Source: Insider News
As Ferris Bueller said, life moves pretty fast. It does for FC United of Manchester anyway. Still only five years old, it was only in July that we learnt the club had appointed a design team ahead of a planning application by early September. As general manager Andy Walsh wryly says: “There’s a lot of pressure.”
Planning consultancy Ludlam Associates, assisted by a team including architect Traylor Young and project manager Frank Whittle Partnership will submit an application to build a 5,000-capacity ground at Ten Acres Lane in Newton Heath, the birthplace of Manchester United.
The site (6.3 acres rather than ten) currently houses an indoor sports centre and an all-weather football pitch.

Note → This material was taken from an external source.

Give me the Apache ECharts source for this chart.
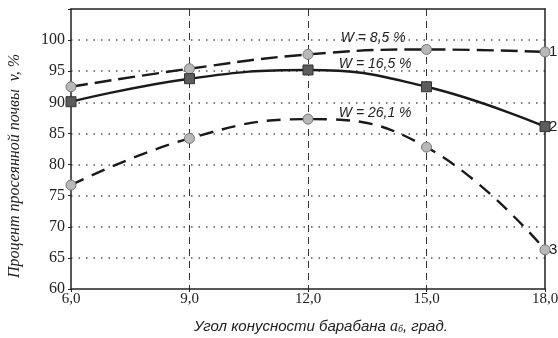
<!DOCTYPE html>
<html>
<head>
<meta charset="utf-8">
<script src="https://cdn.jsdelivr.net/npm/echarts@6/dist/echarts.min.js"></script>
<style>
html, body { margin: 0; padding: 0; background: #fff; }
#chart { width: 558px; height: 338px; }
</style>
</head>
<body>
<div id="chart"></div>
<script>
// угол конусности барабана, град.
const angles = [6, 9, 12, 15, 18];
// процент просеянной почвы при разной влажности
const w85 = [92.5, 95.4, 97.7, 98.5, 98.1];
const w165 = [90.1, 93.8, 95.2, 92.5, 86.1];
const w261 = [76.7, 84.2, 87.3, 82.8, 66.3];
const seriesNames = ['W = 8,5 %', 'W = 16,5 %', 'W = 26,1 %'];
const endNames = ['1', '2', '3'];
// где стоят подписи W (в единицах осей)
const nameSpots = [[13.65, 100.3], [13.7, 96.1], [13.7, 88.3]];

const lineColor = '#1a1a1a';

function pairs(vals) {
	return angles.map((a, i) => [a, vals[i]]);
}

function makeSeries(idx, vals, symbol, fill, dash) {
	return {
		name: seriesNames[idx],
		type: 'line',
		data: pairs(vals),
		smooth: 0.45,
		symbol: symbol,
		symbolSize: 10,
		showAllSymbol: true,
		lineStyle: { color: lineColor, width: 2.4, type: dash },
		itemStyle: { color: fill, borderColor: symbol === 'rect' ? '#333' : '#777', borderWidth: 1 },
		endLabel: {
			show: true,
			formatter: endNames[idx],
			distance: 4,
			color: '#222',
			fontFamily: 'Liberation Sans',
			fontSize: 15
		},
		markPoint: {
			symbol: 'circle',
			symbolSize: 0,
			silent: true,
			label: {
				show: true,
				position: 'inside',
				formatter: seriesNames[idx],
				color: '#222',
				fontFamily: 'Liberation Sans',
				fontStyle: 'italic',
				fontSize: 14
			},
			data: [{ coord: nameSpots[idx] }]
		},
		z: 3
	};
}

const chart = echarts.init(document.getElementById('chart'));
chart.setOption({
	animation: false,
	grid: { left: 71, right: 13, top: 9, bottom: 49, outerBoundsMode: 'none', containLabel: false },
	xAxis: [{
		type: 'value',
		min: 6,
		max: 18,
		interval: 3,
		axisLine: { show: true, lineStyle: { color: '#222', width: 1.5 } },
		axisTick: { show: true, length: 3, lineStyle: { color: '#222' } },
		axisLabel: {
			color: '#222',
			fontFamily: 'Liberation Serif',
			fontSize: 15,
			margin: 3,
			formatter: (v) => v.toFixed(1).replace('.', ',')
		},
		splitLine: {
			show: true,
			showMinLine: false,
			showMaxLine: false,
			lineStyle: { color: '#333', type: [7, 5], width: 1 }
		}
	}, {
		type: 'value',
		position: 'top',
		min: 6,
		max: 18,
		interval: 3,
		axisLine: { show: true, lineStyle: { color: '#222', width: 1.5 } },
		axisTick: { show: false },
		axisLabel: { show: false },
		splitLine: { show: false }
	}],
	yAxis: [{
		type: 'value',
		min: 60,
		max: 105,
		interval: 5,
		axisLine: { show: true, lineStyle: { color: '#222', width: 1.5 } },
		axisTick: { show: true, length: 3, lineStyle: { color: '#222' } },
		axisLabel: {
			color: '#222',
			fontFamily: 'Liberation Serif',
			fontSize: 16,
			margin: 6,
			formatter: (v) => (v > 100 ? '' : String(v))
		},
		splitLine: {
			show: true,
			showMinLine: false,
			showMaxLine: false,
			lineStyle: { color: '#555', type: [1.5, 6], width: 1.5 }
		}
	}, {
		type: 'value',
		position: 'right',
		min: 60,
		max: 105,
		interval: 5,
		axisLine: { show: true, lineStyle: { color: '#222', width: 1.5 } },
		axisTick: { show: false },
		axisLabel: { show: false },
		splitLine: { show: false }
	}],
	series: [
		makeSeries(0, w85, 'circle', '#b8b8b8', [17, 7]),
		makeSeries(1, w165, 'rect', '#5c5c5c', 'solid'),
		makeSeries(2, w261, 'circle', '#b8b8b8', [14, 9])
	],
	graphic: [{
		type: 'text',
		x: 15,
		y: 166,
		rotation: Math.PI / 2,
		style: {
			text: 'Процент просеянной почвы  v, %',
			fill: '#222',
			font: 'italic 16px "Liberation Serif"',
			align: 'center',
			verticalAlign: 'middle'
		}
	}, {
		type: 'text',
		x: 321,
		y: 327,
		style: {
			text: '{t|Угол конусности барабана }{a|a}{s|б}{t|, град.}',
			align: 'center',
			verticalAlign: 'middle',
			rich: {
				t: { fill: '#222', font: 'italic 15px "Liberation Sans"' },
				a: { fill: '#222', font: 'italic 16px "Liberation Serif"' },
				s: { fill: '#222', font: 'italic 10px "Liberation Serif"', padding: [5, 0, 0, 0] }
			}
		}
	}]
});
</script>
</body>
</html>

It’s still well-used by a local community that is being genuinely listened to over FC’s plans – doors have been knocked on at the 150-plus houses closest to the site, there has been a drop-in session and a family fun day and dialogue is ongoing..
It’s a sight more proactive than most consultations, which are often just box-ticking exercises. The sports centre will remain and be enhanced with new facilities, with more community activities added in. The trees bordering the site will remain as a natural green barrier.
“The main concern people have is over parking, which is understandable,” says Walsh. There is some parking onsite, while highway consultant AECOM is looking at offsite parking. Oldham Road’s “quality bus corridor” (stop laughing at the back) and the new Metrolink stop at Central Park are less than a kilometre away.
Ideally, FC would be in place for the start of the 2011-12 season, but a lot remains to be done. Grants could cover £1.5m of the estimated £3.5m cost, leaving FC to find £2m. The hope is to raise much of £1.5m (although there is provision for bank borrowing) through a community share scheme – an offer document will be issued in the next few weeks – while the club’s development fund will be required to raise £500,000 cash upfront. So far the total stands at £280,000.
Noises from Manchester City Council seem encouraging. “At the moment, the council have to keep investing in the site. We represent an opportunity to enhance it, improve its usability and help the community help itself. Our community schemes do a lot already, but we’ll be able to do even more.”
To see the work in action, we leap into Walsh’s car for the short hop from Ten Acres to Orford Park, where first team manager Karl Marginson, rounders bat and balls of all sizes at hand, is putting kids through their paces. You can’t help but be impressed.
It’s a big ask but there is a no-nonsense nous at FC – board member Scott Fletcher, the ANS Group founder and passionate advocate of entrepreneurial spirit, typifies its approach. And in a world where Yaya Toure’s being given £200,000 a week you’d like to think this can work, for the sake of our sanity if nothing else.